DIRECTIVE:
The material below has pictures in it. Set down only the lines from the line containing "Rebuild this chart" through the line containing "0.478, 0.435, 0.435]", word for word, and leave the pictures behind.

-- -- --

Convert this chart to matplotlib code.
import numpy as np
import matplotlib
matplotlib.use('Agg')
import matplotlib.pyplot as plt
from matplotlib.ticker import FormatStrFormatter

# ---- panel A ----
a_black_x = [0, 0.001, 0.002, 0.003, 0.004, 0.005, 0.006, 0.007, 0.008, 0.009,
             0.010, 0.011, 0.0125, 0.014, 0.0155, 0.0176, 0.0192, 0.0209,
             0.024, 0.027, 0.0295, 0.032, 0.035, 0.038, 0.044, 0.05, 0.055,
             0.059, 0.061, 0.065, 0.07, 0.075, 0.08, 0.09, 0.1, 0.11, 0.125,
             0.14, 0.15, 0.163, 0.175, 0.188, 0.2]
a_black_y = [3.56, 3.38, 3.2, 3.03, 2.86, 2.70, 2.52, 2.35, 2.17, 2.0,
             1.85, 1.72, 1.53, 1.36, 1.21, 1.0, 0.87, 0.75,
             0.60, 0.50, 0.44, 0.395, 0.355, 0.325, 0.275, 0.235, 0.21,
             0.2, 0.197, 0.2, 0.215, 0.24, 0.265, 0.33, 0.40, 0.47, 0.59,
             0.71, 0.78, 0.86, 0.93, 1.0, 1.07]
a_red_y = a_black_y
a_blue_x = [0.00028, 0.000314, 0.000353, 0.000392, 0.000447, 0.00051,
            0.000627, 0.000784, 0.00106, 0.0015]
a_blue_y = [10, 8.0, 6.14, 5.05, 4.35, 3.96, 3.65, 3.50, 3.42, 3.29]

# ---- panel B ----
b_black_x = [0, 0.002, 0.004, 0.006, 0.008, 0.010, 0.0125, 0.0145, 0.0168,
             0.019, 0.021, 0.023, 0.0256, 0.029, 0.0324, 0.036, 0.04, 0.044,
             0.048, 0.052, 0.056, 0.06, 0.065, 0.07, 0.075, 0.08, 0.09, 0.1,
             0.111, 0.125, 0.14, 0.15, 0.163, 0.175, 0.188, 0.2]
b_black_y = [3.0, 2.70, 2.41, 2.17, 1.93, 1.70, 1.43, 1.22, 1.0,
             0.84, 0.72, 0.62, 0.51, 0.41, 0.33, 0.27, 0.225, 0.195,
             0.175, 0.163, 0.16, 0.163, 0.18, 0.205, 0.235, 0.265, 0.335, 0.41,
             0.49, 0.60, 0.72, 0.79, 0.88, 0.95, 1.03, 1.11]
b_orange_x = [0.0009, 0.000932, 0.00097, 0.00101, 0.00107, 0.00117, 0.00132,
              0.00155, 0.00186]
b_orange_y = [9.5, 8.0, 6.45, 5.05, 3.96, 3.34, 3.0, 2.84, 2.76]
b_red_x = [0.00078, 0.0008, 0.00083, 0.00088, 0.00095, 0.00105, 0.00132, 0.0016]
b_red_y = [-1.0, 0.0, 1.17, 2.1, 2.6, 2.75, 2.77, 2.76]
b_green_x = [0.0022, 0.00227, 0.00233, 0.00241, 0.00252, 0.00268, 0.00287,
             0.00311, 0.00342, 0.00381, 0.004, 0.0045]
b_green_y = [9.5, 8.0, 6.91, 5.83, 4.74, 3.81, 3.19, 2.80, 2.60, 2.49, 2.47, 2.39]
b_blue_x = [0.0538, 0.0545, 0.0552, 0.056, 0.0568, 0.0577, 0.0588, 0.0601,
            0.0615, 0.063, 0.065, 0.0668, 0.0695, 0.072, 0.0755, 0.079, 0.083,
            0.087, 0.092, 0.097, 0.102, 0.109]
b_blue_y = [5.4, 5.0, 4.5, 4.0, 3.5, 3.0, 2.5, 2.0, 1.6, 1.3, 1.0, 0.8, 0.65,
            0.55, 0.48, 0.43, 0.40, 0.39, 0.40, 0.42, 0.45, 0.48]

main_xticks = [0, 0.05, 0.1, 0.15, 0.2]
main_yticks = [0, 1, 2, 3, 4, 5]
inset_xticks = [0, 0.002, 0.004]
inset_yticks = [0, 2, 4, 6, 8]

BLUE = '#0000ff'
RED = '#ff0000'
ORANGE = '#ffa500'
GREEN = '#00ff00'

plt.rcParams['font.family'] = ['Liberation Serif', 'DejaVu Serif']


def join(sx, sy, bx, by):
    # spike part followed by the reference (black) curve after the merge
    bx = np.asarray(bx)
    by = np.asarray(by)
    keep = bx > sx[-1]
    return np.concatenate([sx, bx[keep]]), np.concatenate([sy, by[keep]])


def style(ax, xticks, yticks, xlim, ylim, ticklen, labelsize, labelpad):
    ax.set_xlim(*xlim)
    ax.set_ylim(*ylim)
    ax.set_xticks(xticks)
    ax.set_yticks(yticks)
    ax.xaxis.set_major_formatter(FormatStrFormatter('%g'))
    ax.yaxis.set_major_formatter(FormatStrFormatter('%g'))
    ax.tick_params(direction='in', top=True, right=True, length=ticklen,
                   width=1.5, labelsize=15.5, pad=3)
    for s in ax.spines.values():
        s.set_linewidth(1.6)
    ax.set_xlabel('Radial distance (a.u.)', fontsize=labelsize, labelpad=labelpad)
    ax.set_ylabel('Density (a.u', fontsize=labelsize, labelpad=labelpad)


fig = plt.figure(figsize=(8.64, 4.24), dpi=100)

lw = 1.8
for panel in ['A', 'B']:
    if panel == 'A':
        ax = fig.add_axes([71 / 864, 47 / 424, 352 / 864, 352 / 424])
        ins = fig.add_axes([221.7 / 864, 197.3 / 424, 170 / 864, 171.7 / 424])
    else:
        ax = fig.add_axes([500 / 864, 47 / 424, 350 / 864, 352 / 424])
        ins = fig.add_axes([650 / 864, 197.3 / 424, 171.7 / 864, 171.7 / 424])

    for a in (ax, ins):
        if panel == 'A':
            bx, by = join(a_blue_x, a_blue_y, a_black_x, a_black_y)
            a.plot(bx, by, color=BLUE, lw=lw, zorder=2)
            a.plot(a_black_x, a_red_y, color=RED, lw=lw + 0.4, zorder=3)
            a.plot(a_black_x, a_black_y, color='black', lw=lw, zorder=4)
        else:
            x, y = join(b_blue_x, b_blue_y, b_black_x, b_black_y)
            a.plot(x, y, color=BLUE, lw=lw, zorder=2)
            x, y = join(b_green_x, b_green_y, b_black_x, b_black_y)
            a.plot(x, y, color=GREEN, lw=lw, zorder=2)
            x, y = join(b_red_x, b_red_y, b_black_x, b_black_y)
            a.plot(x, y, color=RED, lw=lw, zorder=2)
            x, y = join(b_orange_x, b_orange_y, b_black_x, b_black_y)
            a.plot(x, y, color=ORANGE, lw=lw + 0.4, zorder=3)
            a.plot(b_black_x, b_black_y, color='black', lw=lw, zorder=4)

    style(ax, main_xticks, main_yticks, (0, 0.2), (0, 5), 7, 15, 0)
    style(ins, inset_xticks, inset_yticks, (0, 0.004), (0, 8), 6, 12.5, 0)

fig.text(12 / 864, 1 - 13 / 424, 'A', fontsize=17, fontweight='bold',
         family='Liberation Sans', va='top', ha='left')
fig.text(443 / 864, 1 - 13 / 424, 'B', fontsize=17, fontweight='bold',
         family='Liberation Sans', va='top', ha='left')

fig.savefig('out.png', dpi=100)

-- -- --

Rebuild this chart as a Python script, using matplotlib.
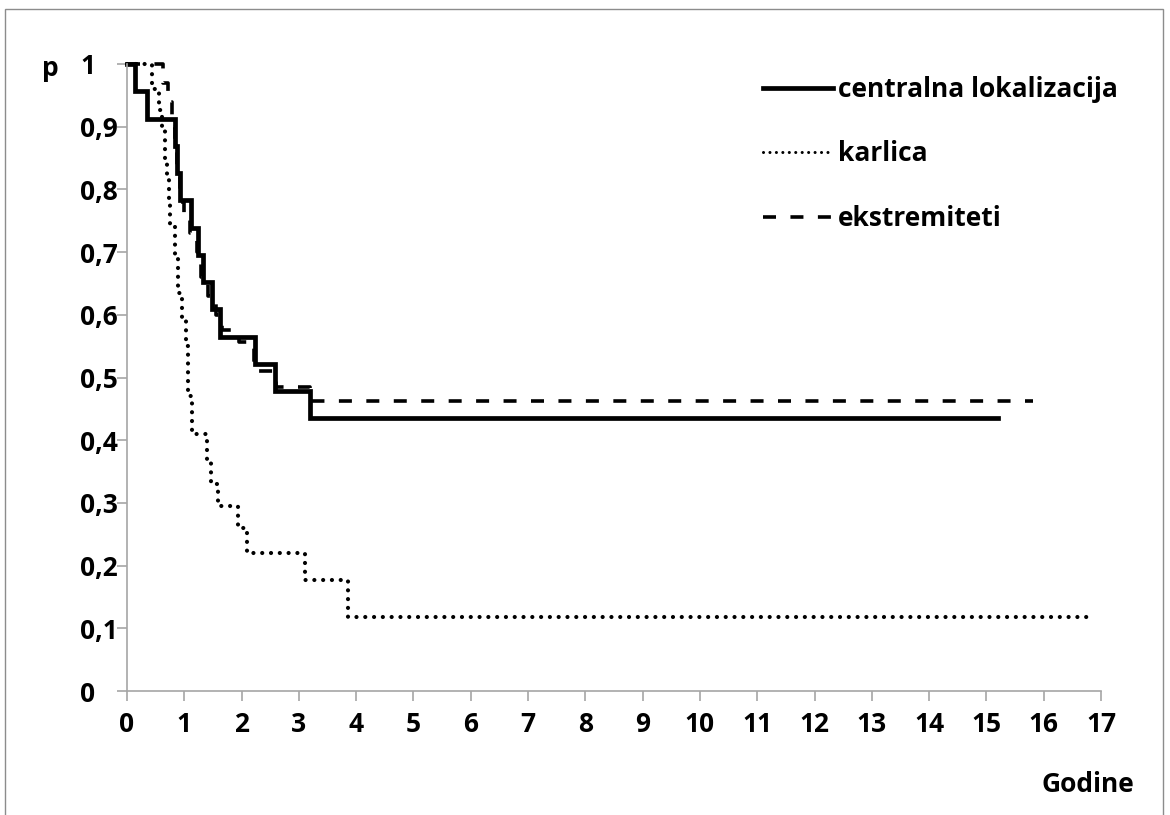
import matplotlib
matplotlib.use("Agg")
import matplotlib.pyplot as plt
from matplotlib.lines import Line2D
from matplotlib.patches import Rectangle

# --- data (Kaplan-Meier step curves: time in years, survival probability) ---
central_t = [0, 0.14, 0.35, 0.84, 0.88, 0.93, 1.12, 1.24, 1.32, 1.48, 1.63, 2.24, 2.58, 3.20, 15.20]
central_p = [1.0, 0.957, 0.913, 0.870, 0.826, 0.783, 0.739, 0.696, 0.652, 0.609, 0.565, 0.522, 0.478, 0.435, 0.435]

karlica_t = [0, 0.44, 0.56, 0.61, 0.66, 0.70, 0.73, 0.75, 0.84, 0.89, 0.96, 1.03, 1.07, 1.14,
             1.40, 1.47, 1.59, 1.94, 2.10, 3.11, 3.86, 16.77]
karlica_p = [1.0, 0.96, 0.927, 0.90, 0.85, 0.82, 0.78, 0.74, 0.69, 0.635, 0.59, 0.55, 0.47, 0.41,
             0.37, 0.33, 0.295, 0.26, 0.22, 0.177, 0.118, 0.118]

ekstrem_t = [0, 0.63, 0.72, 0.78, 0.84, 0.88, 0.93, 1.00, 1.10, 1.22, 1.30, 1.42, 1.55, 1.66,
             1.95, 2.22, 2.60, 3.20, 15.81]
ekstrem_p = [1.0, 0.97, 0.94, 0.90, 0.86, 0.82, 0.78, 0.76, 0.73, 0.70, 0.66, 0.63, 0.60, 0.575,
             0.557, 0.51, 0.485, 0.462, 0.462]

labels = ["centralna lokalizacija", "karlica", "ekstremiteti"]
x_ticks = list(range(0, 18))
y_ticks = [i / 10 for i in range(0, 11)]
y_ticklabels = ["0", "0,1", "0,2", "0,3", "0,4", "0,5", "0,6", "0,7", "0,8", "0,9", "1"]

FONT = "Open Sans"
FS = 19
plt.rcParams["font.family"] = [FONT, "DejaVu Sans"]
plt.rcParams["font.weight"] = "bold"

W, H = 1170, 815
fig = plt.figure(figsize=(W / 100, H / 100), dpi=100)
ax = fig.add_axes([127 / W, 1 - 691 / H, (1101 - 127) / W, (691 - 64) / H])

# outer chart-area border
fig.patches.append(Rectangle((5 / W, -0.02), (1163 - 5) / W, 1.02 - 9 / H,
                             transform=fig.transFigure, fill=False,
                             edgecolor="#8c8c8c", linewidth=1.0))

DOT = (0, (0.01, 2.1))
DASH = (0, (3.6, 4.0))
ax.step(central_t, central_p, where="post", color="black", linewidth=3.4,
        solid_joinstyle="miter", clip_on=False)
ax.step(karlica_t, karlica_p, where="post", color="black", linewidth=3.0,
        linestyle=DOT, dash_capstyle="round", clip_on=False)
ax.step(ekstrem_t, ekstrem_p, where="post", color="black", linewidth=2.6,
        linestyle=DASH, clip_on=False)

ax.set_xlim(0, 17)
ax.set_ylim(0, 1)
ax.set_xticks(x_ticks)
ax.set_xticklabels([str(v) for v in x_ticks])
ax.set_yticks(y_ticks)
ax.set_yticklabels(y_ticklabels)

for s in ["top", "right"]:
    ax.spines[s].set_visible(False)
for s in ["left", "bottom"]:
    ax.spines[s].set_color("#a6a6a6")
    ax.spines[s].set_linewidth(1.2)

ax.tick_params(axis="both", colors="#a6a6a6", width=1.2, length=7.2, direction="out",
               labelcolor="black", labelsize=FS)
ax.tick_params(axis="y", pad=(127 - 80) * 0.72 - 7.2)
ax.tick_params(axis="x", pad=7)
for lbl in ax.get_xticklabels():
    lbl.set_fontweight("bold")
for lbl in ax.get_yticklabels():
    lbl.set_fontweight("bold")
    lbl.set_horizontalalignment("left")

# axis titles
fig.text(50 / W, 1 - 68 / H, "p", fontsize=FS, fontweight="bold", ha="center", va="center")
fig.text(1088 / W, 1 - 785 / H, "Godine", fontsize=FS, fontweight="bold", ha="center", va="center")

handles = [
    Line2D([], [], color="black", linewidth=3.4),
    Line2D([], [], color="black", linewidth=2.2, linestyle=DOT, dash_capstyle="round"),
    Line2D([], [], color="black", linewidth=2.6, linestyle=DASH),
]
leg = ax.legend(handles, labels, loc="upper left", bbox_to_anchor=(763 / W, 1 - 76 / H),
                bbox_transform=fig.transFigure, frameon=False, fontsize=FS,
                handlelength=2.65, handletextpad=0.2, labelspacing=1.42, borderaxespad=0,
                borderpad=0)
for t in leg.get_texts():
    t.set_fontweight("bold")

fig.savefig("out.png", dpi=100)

-- -- --

SOLUTION:
Rebuild this chart as a Python script, using matplotlib.
import matplotlib
matplotlib.use("Agg")
import matplotlib.pyplot as plt
from matplotlib.lines import Line2D
from matplotlib.patches import Rectangle

# --- data (Kaplan-Meier step curves: time in years, survival probability) ---
central_t = [0, 0.14, 0.35, 0.84, 0.88, 0.93, 1.12, 1.24, 1.32, 1.48, 1.63, 2.24, 2.58, 3.20, 15.20]
central_p = [1.0, 0.957, 0.913, 0.870, 0.826, 0.783, 0.739, 0.696, 0.652, 0.609, 0.565, 0.522, 0.478, 0.435, 0.435]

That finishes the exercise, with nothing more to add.